The market's upside could also be constrained, at least in the near term, in my opinion. This month's commentary provides some perspective on this environment for longterm investors.
-Richard Golod, director of global investment strategies, Invesco
- Overweight US. Recent positive economic and market developments have probably taken a third round of quantitative easing (QE3) off the table for now. I believe a delay in additional easing could also delay the equity markets' continued advance in the short run. Although improvements in the Economic Cycle Research Institute (ECRI) Weekly Leading Index and the Citi Economic Surprise Index for G10 countries would suggest adding additional risk to portfolios, this trading opportunity may be too brief for investors to capitalize. Rather, I believe long-term investors should continue to add high-quality, dividend-paying, large-cap companies to equity portfolios.
- Neutral weight Europe. Supportive statements from European Central Bank (ECB) President Mario Draghi and German Chancellor Angela Merkel have propelled European equity markets lately. Although I believe market lows could be behind us, economic data and market sentiment indicators remain in decline. This warrants continued defensiveness in European equities, in my view, with a focus on highquality, dividend-paying, large-cap multinationals.

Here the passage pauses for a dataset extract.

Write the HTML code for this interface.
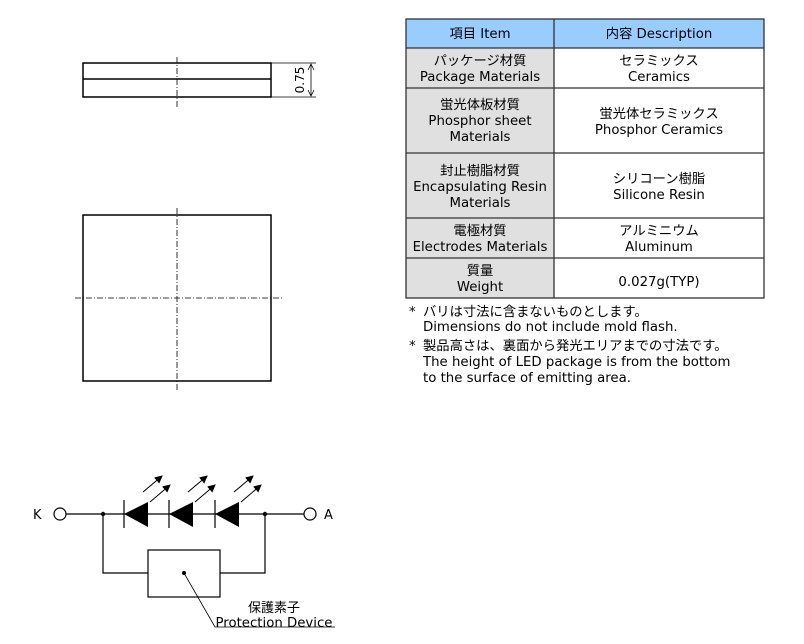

- Overweight emerging markets. The asset class is likely to remain out of favor with investors until there is more clarity on the European debt crisis and enough time elapses for any additional policy stimulus to work through the economies. However, I believe emerging market equities still have one of the most attractive risk-reward profiles for investors with the appropriate risk tolerance who are seeking the potential for long-term growth.